◆ **EXTRACTED DATA**:
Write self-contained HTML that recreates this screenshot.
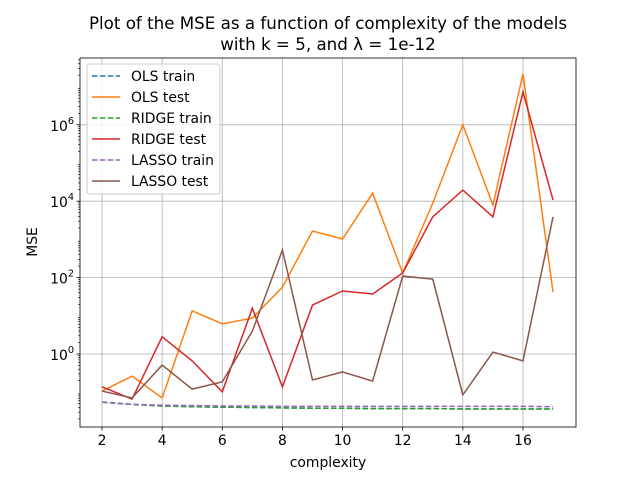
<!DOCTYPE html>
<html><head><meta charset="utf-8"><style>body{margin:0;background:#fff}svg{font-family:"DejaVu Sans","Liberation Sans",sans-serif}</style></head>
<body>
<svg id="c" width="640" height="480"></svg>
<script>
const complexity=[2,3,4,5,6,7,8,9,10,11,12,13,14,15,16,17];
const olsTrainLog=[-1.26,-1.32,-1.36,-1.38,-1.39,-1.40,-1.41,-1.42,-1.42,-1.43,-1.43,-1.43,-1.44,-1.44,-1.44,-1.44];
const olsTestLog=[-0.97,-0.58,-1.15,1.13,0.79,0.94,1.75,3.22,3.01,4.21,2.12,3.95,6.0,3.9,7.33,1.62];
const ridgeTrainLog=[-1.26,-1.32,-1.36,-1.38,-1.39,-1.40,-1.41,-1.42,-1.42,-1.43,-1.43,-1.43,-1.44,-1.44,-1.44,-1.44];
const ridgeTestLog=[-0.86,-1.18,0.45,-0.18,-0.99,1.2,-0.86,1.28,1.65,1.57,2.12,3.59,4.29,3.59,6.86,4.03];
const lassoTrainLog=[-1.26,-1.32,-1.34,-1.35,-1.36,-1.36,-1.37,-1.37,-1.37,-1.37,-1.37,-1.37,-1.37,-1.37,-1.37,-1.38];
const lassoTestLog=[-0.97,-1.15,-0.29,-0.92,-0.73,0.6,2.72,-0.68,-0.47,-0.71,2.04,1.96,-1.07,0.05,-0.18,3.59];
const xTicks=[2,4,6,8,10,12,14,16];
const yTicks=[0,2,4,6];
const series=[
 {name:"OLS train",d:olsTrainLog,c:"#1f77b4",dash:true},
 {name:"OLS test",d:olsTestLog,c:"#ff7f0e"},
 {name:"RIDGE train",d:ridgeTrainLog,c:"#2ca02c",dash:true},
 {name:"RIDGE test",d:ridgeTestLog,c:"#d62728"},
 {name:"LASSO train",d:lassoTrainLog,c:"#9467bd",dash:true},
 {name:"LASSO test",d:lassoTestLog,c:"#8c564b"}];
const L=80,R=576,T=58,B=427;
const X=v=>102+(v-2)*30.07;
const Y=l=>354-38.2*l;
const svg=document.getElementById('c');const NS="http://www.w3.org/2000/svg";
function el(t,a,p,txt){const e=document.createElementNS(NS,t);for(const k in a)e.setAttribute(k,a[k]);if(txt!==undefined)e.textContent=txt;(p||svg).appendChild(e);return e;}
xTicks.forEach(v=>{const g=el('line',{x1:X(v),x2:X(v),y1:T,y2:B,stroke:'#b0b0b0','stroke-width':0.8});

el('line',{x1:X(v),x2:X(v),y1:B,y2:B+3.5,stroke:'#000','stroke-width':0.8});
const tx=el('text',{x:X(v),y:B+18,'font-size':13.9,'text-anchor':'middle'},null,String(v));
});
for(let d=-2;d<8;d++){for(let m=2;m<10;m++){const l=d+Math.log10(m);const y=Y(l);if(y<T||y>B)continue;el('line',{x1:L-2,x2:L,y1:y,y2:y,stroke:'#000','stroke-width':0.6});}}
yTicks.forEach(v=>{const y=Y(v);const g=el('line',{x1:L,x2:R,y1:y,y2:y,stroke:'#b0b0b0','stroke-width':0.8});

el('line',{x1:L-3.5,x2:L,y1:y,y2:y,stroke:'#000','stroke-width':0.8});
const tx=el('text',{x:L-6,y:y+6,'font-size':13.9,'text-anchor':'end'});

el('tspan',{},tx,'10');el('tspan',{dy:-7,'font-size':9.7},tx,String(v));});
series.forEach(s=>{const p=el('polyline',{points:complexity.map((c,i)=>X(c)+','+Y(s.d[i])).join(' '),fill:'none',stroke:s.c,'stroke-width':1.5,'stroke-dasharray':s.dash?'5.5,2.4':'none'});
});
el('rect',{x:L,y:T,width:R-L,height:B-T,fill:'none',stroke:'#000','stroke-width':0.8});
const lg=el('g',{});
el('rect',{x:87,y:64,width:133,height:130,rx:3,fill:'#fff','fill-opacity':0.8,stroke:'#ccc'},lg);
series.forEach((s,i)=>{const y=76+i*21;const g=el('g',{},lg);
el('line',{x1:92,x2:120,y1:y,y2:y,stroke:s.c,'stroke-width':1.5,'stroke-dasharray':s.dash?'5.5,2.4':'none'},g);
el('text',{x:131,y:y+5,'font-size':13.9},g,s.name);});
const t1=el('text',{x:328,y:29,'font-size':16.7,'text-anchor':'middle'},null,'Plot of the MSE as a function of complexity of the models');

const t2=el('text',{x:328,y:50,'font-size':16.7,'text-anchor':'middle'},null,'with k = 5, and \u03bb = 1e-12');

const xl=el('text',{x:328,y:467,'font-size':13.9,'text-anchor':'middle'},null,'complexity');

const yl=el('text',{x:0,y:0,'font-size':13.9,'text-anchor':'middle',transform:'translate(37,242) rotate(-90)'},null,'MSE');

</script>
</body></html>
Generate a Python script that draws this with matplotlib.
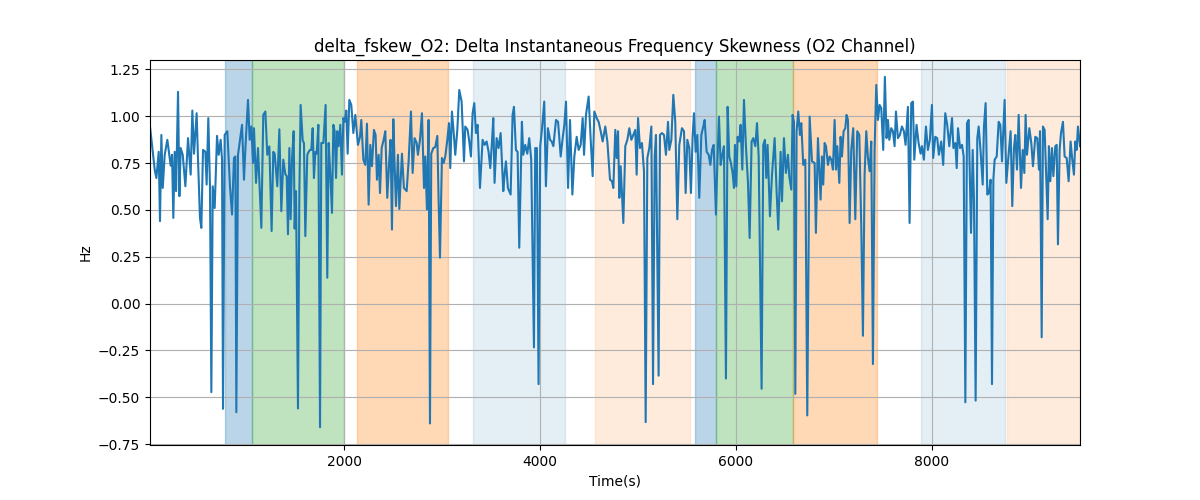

◆ **EXERCISE AIM**:
Reproduce the listing above exactly, excluding all pictures.

◆ **PROBLEM SOLUTION**:
Write self-contained HTML that recreates this screenshot.
<!DOCTYPE html>
<html><head><meta charset="utf-8"><style>body{margin:0;background:#fff}svg{font-family:"DejaVu Sans","Liberation Sans",sans-serif}</style></head>
<body>
<svg id="c" width="640" height="480"></svg>
<script>
const complexity=[2,3,4,5,6,7,8,9,10,11,12,13,14,15,16,17];
const olsTrainLog=[-1.26,-1.32,-1.36,-1.38,-1.39,-1.40,-1.41,-1.42,-1.42,-1.43,-1.43,-1.43,-1.44,-1.44,-1.44,-1.44];
const olsTestLog=[-0.97,-0.58,-1.15,1.13,0.79,0.94,1.75,3.22,3.01,4.21,2.12,3.95,6.0,3.9,7.33,1.62];
const ridgeTrainLog=[-1.26,-1.32,-1.36,-1.38,-1.39,-1.40,-1.41,-1.42,-1.42,-1.43,-1.43,-1.43,-1.44,-1.44,-1.44,-1.44];
const ridgeTestLog=[-0.86,-1.18,0.45,-0.18,-0.99,1.2,-0.86,1.28,1.65,1.57,2.12,3.59,4.29,3.59,6.86,4.03];
const lassoTrainLog=[-1.26,-1.32,-1.34,-1.35,-1.36,-1.36,-1.37,-1.37,-1.37,-1.37,-1.37,-1.37,-1.37,-1.37,-1.37,-1.38];
const lassoTestLog=[-0.97,-1.15,-0.29,-0.92,-0.73,0.6,2.72,-0.68,-0.47,-0.71,2.04,1.96,-1.07,0.05,-0.18,3.59];
const xTicks=[2,4,6,8,10,12,14,16];
const yTicks=[0,2,4,6];
const series=[
 {name:"OLS train",d:olsTrainLog,c:"#1f77b4",dash:true},
 {name:"OLS test",d:olsTestLog,c:"#ff7f0e"},
 {name:"RIDGE train",d:ridgeTrainLog,c:"#2ca02c",dash:true},
 {name:"RIDGE test",d:ridgeTestLog,c:"#d62728"},
 {name:"LASSO train",d:lassoTrainLog,c:"#9467bd",dash:true},
 {name:"LASSO test",d:lassoTestLog,c:"#8c564b"}];
const L=80,R=576,T=58,B=427;
const X=v=>102+(v-2)*30.07;
const Y=l=>354-38.2*l;
const svg=document.getElementById('c');const NS="http://www.w3.org/2000/svg";
function el(t,a,p,txt){const e=document.createElementNS(NS,t);for(const k in a)e.setAttribute(k,a[k]);if(txt!==undefined)e.textContent=txt;(p||svg).appendChild(e);return e;}
xTicks.forEach(v=>{const g=el('line',{x1:X(v),x2:X(v),y1:T,y2:B,stroke:'#b0b0b0','stroke-width':0.8});

el('line',{x1:X(v),x2:X(v),y1:B,y2:B+3.5,stroke:'#000','stroke-width':0.8});
const tx=el('text',{x:X(v),y:B+18,'font-size':13.9,'text-anchor':'middle'},null,String(v));
});
for(let d=-2;d<8;d++){for(let m=2;m<10;m++){const l=d+Math.log10(m);const y=Y(l);if(y<T||y>B)continue;el('line',{x1:L-2,x2:L,y1:y,y2:y,stroke:'#000','stroke-width':0.6});}}
yTicks.forEach(v=>{const y=Y(v);const g=el('line',{x1:L,x2:R,y1:y,y2:y,stroke:'#b0b0b0','stroke-width':0.8});

el('line',{x1:L-3.5,x2:L,y1:y,y2:y,stroke:'#000','stroke-width':0.8});
const tx=el('text',{x:L-6,y:y+6,'font-size':13.9,'text-anchor':'end'});

el('tspan',{},tx,'10');el('tspan',{dy:-7,'font-size':9.7},tx,String(v));});
series.forEach(s=>{const p=el('polyline',{points:complexity.map((c,i)=>X(c)+','+Y(s.d[i])).join(' '),fill:'none',stroke:s.c,'stroke-width':1.5,'stroke-dasharray':s.dash?'5.5,2.4':'none'});
});
el('rect',{x:L,y:T,width:R-L,height:B-T,fill:'none',stroke:'#000','stroke-width':0.8});
const lg=el('g',{});
el('rect',{x:87,y:64,width:133,height:130,rx:3,fill:'#fff','fill-opacity':0.8,stroke:'#ccc'},lg);
series.forEach((s,i)=>{const y=76+i*21;const g=el('g',{},lg);
el('line',{x1:92,x2:120,y1:y,y2:y,stroke:s.c,'stroke-width':1.5,'stroke-dasharray':s.dash?'5.5,2.4':'none'},g);
el('text',{x:131,y:y+5,'font-size':13.9},g,s.name);});
const t1=el('text',{x:328,y:29,'font-size':16.7,'text-anchor':'middle'},null,'Plot of the MSE as a function of complexity of the models');

const t2=el('text',{x:328,y:50,'font-size':16.7,'text-anchor':'middle'},null,'with k = 5, and \u03bb = 1e-12');

const xl=el('text',{x:328,y:467,'font-size':13.9,'text-anchor':'middle'},null,'complexity');

const yl=el('text',{x:0,y:0,'font-size':13.9,'text-anchor':'middle',transform:'translate(37,242) rotate(-90)'},null,'MSE');

</script>
</body></html>
Generate a Python script that draws this with matplotlib.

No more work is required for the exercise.